* **Goal of the exercise**
Take the lines from the top down to and including the one with "(0,0) rectangle (1168,515);" and repeat them exactly. Omit images.

* **Available data**
————————
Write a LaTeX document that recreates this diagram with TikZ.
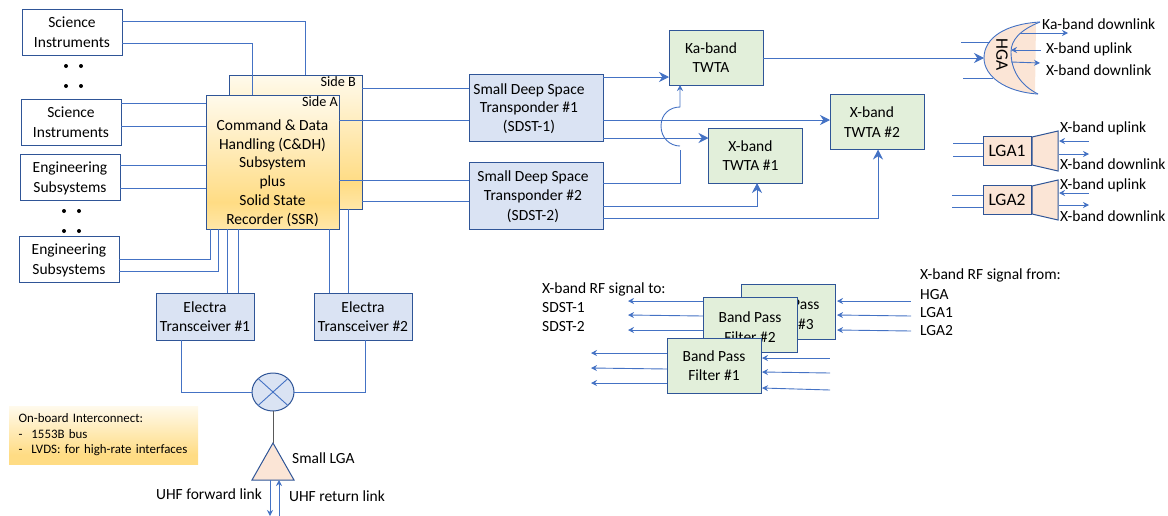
\documentclass[tikz,border=0pt]{standalone}
\usepackage{fontspec}
\setmainfont{Carlito}
\usepackage{tikz}
\usetikzlibrary{positioning,arrows.meta,shapes.geometric}
\usepackage{xcolor}

\definecolor{edgeblue}{HTML}{2F5597}
\definecolor{linkblue}{HTML}{4472C4}
\definecolor{boxblue}{HTML}{DAE3F3}
\definecolor{boxgreen}{HTML}{E2EFDA}
\definecolor{boxpeach}{HTML}{FBE5D6}
\definecolor{goldtop}{HTML}{FFFAEC}
\definecolor{goldmid}{HTML}{FFDC84}
\definecolor{goldend}{HTML}{FFE7A8}
\pgfdeclareverticalshading{goldfade}{100bp}{color(0bp)=(goldend); color(25bp)=(goldend);
    color(35bp)=(goldmid); color(75bp)=(goldtop); color(100bp)=(goldtop)}
\pgfdeclareverticalshading{notefade}{100bp}{color(0bp)=(goldmid); color(25bp)=(goldmid);
    color(33bp)=(goldmid); color(75bp)=(goldtop); color(100bp)=(goldtop)}

% text shifted to the left and down inside its box
\newcommand{\lefttext}[2]{\hspace*{-#1}\raisebox{-1.5pt}[\height][\depth]{\begin{tabular}{@{}c@{}}#2\end{tabular}}}

\begin{document}
\begin{tikzpicture}[
    x=1pt, y=-1pt,
    txt/.style={inner sep=0pt, font=\fontsize{15.5}{19.6}\selectfont},
    box/.style={rectangle, draw=edgeblue, line width=1pt, inner sep=0pt, outer sep=0pt,
                align=center, font=\fontsize{15.5}{19.6}\selectfont},
    unit/.style={box, minimum width=100pt, minimum height=46pt},
    electra/.style={box, fill=boxblue, minimum width=98pt, minimum height=47pt},
    sdst/.style={box, fill=boxblue, minimum width=134pt, minimum height=67pt},
    twta/.style={box, fill=boxgreen, minimum width=94pt, minimum height=55pt},
    side/.style={box, shading=goldfade, minimum width=133pt, minimum height=134pt},
    lga/.style={box, fill=boxpeach, minimum width=48pt, minimum height=29pt,
                font=\fontsize{17.5}{20}\selectfont},
    link/.style={draw=linkblue, line width=0.9pt},
    arrow/.style={link, -{Stealth[length=10pt, width=10pt]}},
    small/.style={link, -{Stealth[length=6pt, width=6pt]}},
    smallback/.style={link, {Stealth[length=6pt, width=6pt]}-}
]
    \useasboundingbox (0,0) rectangle (1168,515);

    % data handling sides
    \node[side] (sideB) at (295.5,142) {};
    \node[side] (sideA) at (272.5,162) {};
    \node[txt, anchor=north east, font=\fontsize{14.2}{18}\selectfont] (sideBname) at (356,76) {Side B};
    \node[txt, anchor=north east, font=\fontsize{14.2}{18}\selectfont] (sideAname) at (338,96) {Side A};
    \node[txt, align=center, font=\fontsize{15.5}{18.8}\selectfont] (cdh) at (272.5,173) {Command \& Data\\Handling (C\&DH)\\Subsystem\\plus\\Solid State\\Recorder (SSR)};

    \node[unit] (sciA) at (72,32) {\lefttext{0pt}{Science\\Instruments}};
    \node[unit] (sciB) at (71,122) {\lefttext{0pt}{Science\\Instruments}};
    \node[unit] (engA) at (70,177) {\lefttext{0pt}{Engineering\\Subsystems}};
    \node[unit] (engB) at (69,259) {\lefttext{0pt}{Engineering\\Subsystems}};
    \fill (66,66) circle (2) (81,66) circle (2) (66,86) circle (2) (81,86) circle (2);
    \fill (64,211) circle (2) (79,211) circle (2) (64,231) circle (2) (79,231) circle (2);

    \draw[link] (sciA.east |- 0,21) -| (sideB.north -| 305,0);
    \draw[link] (sciA.east |- 0,43) -| (sideA.north -| 252,0);
    \draw[link] (sciB.east |- 0,103) -- (sideA.west |- 0,103);
    \draw[link] (sciB.east |- 0,126) -- (sideA.west |- 0,126);
    \draw[link] (engA.east |- 0,165) -- (sideA.west |- 0,165);
    \draw[link] (engA.east |- 0,188) -- (sideA.west |- 0,188);
    \draw[link] (engB.east |- 0,259) -| (sideA.south -| 210,0);
    \draw[link] (engB.east |- 0,271) -| (sideA.south -| 218,0);

    % UHF part
    \node[electra] (elecA) at (205,316.5) {\lefttext{0pt}{Electra\\Transceiver \#1}};
    \node[electra, right=60pt of elecA] (elecB) {\lefttext{0pt}{Electra\\Transceiver \#2}};
    \node[ellipse, draw=edgeblue, line width=1pt, fill=boxblue, minimum width=42pt,
          minimum height=38pt, inner sep=0pt, outer sep=0pt] (mix) at (273,392) {};
    \draw[link] (mix.north west) -- (mix.south east);
    \draw[link] (mix.north east) -- (mix.south west);
    \coordinate (smalltop) at (273,443);
    \coordinate (smallbase) at (273,480);
    \draw[draw=edgeblue, line width=1pt, fill=boxpeach] (smalltop) -- (252,480) -- (294,480) -- cycle;
    \node[txt, anchor=west] (smallname) at (292,458) {Small LGA};
    \node[txt] (uhfout) at (209,494) {UHF forward link};
    \node[txt] (uhfin) at (337,496) {UHF return link};

    \draw[link] (sideA.south -| 227,0) -- (elecA.north -| 227,0);
    \draw[link] (sideA.south -| 238,0) -- (elecA.north -| 238,0);
    \draw[link] (sideA.south -| 329,0) -- (elecB.north -| 329,0);
    \draw[link] (sideB.south -| 348,0) -- (elecB.north -| 348,0);
    \draw[link] (elecA.south -| 181,0) |- (mix.west);
    \draw[link] (elecB.south -| 365,0) |- (mix.east);
    \draw[draw=black!65, line width=1pt] (mix.south) -- (smalltop);
    \draw[small] ([xshift=-3pt]smallbase) -- ++(0,36);
    \draw[smallback] ([xshift=6pt]smallbase) -- ++(0,36);

    % note
    \node[rectangle, shading=notefade, minimum width=189pt, minimum height=58pt, inner sep=0pt,
          text width=170pt, align=left, font=\fontsize{12.9}{15.4}\selectfont] (note) at (103.5,435)
          {On-board Interconnect:\\-\hspace{9pt}1553B bus\\-\hspace{9pt}LVDS: for high-rate interfaces};

    % transponders and amplifiers
    \node[sdst] (sdstA) at (536,107.5) {\lefttext{14pt}{Small Deep Space\\[-1.5pt]Transponder \#1\\[-1.5pt](SDST-1)}};
    \node[sdst, below=21pt of sdstA] (sdstB) {\lefttext{6pt}{Small Deep Space\\Transponder \#2\\(SDST-2)}};
    \node[twta] (kaamp) at (716,57.5) {\lefttext{10pt}{Ka-band\\TWTA}};
    \node[twta] (xampA) at (755.5,155.5) {\lefttext{10pt}{X-band\\TWTA \#1}};
    \node[twta] (xampB) at (877,122) {\lefttext{10pt}{X-band\\TWTA \#2}};

    \draw[link] (sideB.east |- 0,88) -- (sdstA.west |- 0,88);
    \draw[link] (sideA.east |- 0,120) -- (sdstA.west |- 0,120);
    \draw[link] (sideA.east |- 0,180) -- (sdstB.west |- 0,180);
    \draw[link] (sideB.east |- 0,201) -- (sdstB.west |- 0,201);

    \draw[arrow] (sdstA.east |- 0,77) -- (kaamp.west |- 0,77);
    \draw[arrow] (sdstA.east |- 0,120) -- (xampB.west |- 0,120);
    \draw[arrow] (sdstA.east |- 0,138) -- (xampA.west |- 0,138);
    \draw[link] (sdstB.east |- 0,183) -| (680,150);
    \draw[small] (680,146) .. controls (670,146) and (661,138) .. (661,126)
        .. controls (661,114) and (670,107) .. (680,107) -- (kaamp.south -| 680,0);
    \draw[arrow] (sdstB.east |- 0,206) -| (xampA.south -| 757,0);
    \draw[arrow] (sdstB.east |- 0,218) -| (xampB.south -| 878,0);

    % antennas
    \coordinate (hgatop) at (1040,22);
    \coordinate (hgalow) at (1038,94);
    \fill[boxpeach] (hgatop) .. controls (1005,24) and (984,38) .. (984,58)
        .. controls (984,76) and (1005,92) .. (hgalow) -- (1035,94) -- (1036,22) -- cycle;
    \draw[link] (hgatop) .. controls (1005,24) and (984,38) .. (984,58)
        .. controls (984,76) and (1005,92) .. (hgalow);
    \draw[link] (hgatop) .. controls (1020,30) and (1011,40) .. (1011,52)
        .. controls (1011,70) and (1020,85) .. (hgalow);
    \coordinate (hgaface) at (984,58);
    \coordinate (hgadish) at (1011,50);
    \node[txt, rotate=-90, font=\fontsize{17.5}{20}\selectfont] (hganame) at (1002,55) {HGA};
    \draw[arrow] (kaamp.east |- 0,58) -- (hgaface);
    \draw[link] (hgaface) ++(6,-16) -- ++(-29,0);
    \draw[link] (hgaface) ++(9,20) -- ++(-30,0);
    \draw[small] (hgadish) ++(9,-17) -- ++(48,0);
    \draw[smallback] (hgadish) -- ++(30,0);
    \draw[small] (hgadish) ++(0,12) -- ++(29,1);
    \node[txt, anchor=west] (hgaka) at (1042,24) {Ka-band downlink};
    \node[txt, anchor=west] (hgaup) at (1046,49) {X-band uplink};
    \node[txt, anchor=west] (hgadown) at (1046,70) {X-band downlink};

    \fill[boxpeach, draw=edgeblue, line width=1pt] (1032,137) -- (1058,131) -- (1058,171) -- (1032,165) -- cycle;
    \fill[boxpeach, draw=edgeblue, line width=1pt] (1032,186) -- (1058,180) -- (1058,220) -- (1032,214) -- cycle;
    \node[lga] (lgaA) at (1007,150.5) {LGA1};
    \node[lga, below=20pt of lgaA] (lgaB) {LGA2};
    \draw[link] (lgaA.west |- 0,143) -- ++(-30,0);
    \draw[link] (lgaA.west |- 0,156) -- ++(-30,0);
    \draw[link] (lgaB.west |- 0,195) -- ++(-31,0);
    \draw[link] (lgaB.west |- 0,207) -- ++(-31,0);
    \draw[smallback] (lgaA.east |- 0,141) ++(28,0) -- ++(30,0);
    \draw[small] (lgaA.east |- 0,154) ++(28,0) -- ++(30,0);
    \draw[smallback] (lgaB.east |- 0,193) ++(28,0) -- ++(30,0);
    \draw[small] (lgaB.east |- 0,205) ++(28,0) -- ++(30,0);
    \node[txt, anchor=west] (lgaAup) at (1060,128) {X-band uplink};
    \node[txt, anchor=west] (lgaAdown) at (1060,164) {X-band downlink};
    \node[txt, anchor=west] (lgaBup) at (1060,185) {X-band uplink};
    \node[txt, anchor=west] (lgaBdown) at (1060,216) {X-band downlink};

    % band pass filters
    \node[twta] (bpfC) at (788,312) {\raisebox{-2pt}[\height][\depth]{\lefttext{0pt}{Band Pass\\Filter \#3}}};
    \node[twta] (bpfB) at (750,324.5) {\raisebox{-2.5pt}[\height][\depth]{\lefttext{0pt}{Band Pass\\Filter \#2}}};
    \node[twta] (bpfA) at (714,365.5) {\lefttext{0pt}{Band Pass\\Filter \#1}};

    \node[txt, anchor=west] (toname) at (542,289) {X-band RF signal to:};
    \node[txt, anchor=west] (tosdstA) at (542,308) {SDST-1};
    \node[txt, anchor=west] (tosdstB) at (542,327) {SDST-2};
    \node[txt, anchor=west] (fromname) at (920,275) {X-band RF signal from:};
    \node[txt, anchor=west] (fromhga) at (920,295) {HGA};
    \node[txt, anchor=west] (fromlgaA) at (920,313) {LGA1};
    \node[txt, anchor=west] (fromlgaB) at (920,331) {LGA2};

    \draw[small] (bpfB.west |- 0,301) -- ++(-75,0);
    \draw[small] (bpfB.west |- 0,316) -- ++(-75,-1);
    \draw[small] (bpfB.west |- 0,330) -- ++(-75,0);
    \draw[smallback] ([xshift=2pt]bpfC.east |- 0,301) -- ++(74,0);
    \draw[smallback] ([xshift=2pt]bpfC.east |- 0,315) -- ++(74,1);
    \draw[smallback] ([xshift=2pt]bpfC.east |- 0,330) -- ++(74,1);
    \draw[small] (bpfA.west |- 0,353) -- ++(-76,0);
    \draw[small] (bpfA.west |- 0,369) -- ++(-76,-1);
    \draw[small] (bpfA.west |- 0,383) -- ++(-76,0);
    \draw[smallback] ([xshift=1pt]bpfA.east |- 0,358) -- ++(68,0);
    \draw[smallback] ([xshift=1pt]bpfA.east |- 0,372) -- ++(68,1);
    \draw[smallback] ([xshift=1pt]bpfA.east |- 0,388) -- ++(68,2);
\end{tikzpicture}
\end{document}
————————
* **Output for this exercise**
Write a LaTeX document that recreates this diagram with TikZ.
\documentclass[tikz,border=0pt]{standalone}
\usepackage{fontspec}
\setmainfont{Carlito}
\usepackage{tikz}
\usetikzlibrary{positioning,arrows.meta,shapes.geometric}
\usepackage{xcolor}

\definecolor{edgeblue}{HTML}{2F5597}
\definecolor{linkblue}{HTML}{4472C4}
\definecolor{boxblue}{HTML}{DAE3F3}
\definecolor{boxgreen}{HTML}{E2EFDA}
\definecolor{boxpeach}{HTML}{FBE5D6}
\definecolor{goldtop}{HTML}{FFFAEC}
\definecolor{goldmid}{HTML}{FFDC84}
\definecolor{goldend}{HTML}{FFE7A8}
\pgfdeclareverticalshading{goldfade}{100bp}{color(0bp)=(goldend); color(25bp)=(goldend);
    color(35bp)=(goldmid); color(75bp)=(goldtop); color(100bp)=(goldtop)}
\pgfdeclareverticalshading{notefade}{100bp}{color(0bp)=(goldmid); color(25bp)=(goldmid);
    color(33bp)=(goldmid); color(75bp)=(goldtop); color(100bp)=(goldtop)}

% text shifted to the left and down inside its box
\newcommand{\lefttext}[2]{\hspace*{-#1}\raisebox{-1.5pt}[\height][\depth]{\begin{tabular}{@{}c@{}}#2\end{tabular}}}

\begin{document}
\begin{tikzpicture}[
    x=1pt, y=-1pt,
    txt/.style={inner sep=0pt, font=\fontsize{15.5}{19.6}\selectfont},
    box/.style={rectangle, draw=edgeblue, line width=1pt, inner sep=0pt, outer sep=0pt,
                align=center, font=\fontsize{15.5}{19.6}\selectfont},
    unit/.style={box, minimum width=100pt, minimum height=46pt},
    electra/.style={box, fill=boxblue, minimum width=98pt, minimum height=47pt},
    sdst/.style={box, fill=boxblue, minimum width=134pt, minimum height=67pt},
    twta/.style={box, fill=boxgreen, minimum width=94pt, minimum height=55pt},
    side/.style={box, shading=goldfade, minimum width=133pt, minimum height=134pt},
    lga/.style={box, fill=boxpeach, minimum width=48pt, minimum height=29pt,
                font=\fontsize{17.5}{20}\selectfont},
    link/.style={draw=linkblue, line width=0.9pt},
    arrow/.style={link, -{Stealth[length=10pt, width=10pt]}},
    small/.style={link, -{Stealth[length=6pt, width=6pt]}},
    smallback/.style={link, {Stealth[length=6pt, width=6pt]}-}
]
    \useasboundingbox (0,0) rectangle (1168,515);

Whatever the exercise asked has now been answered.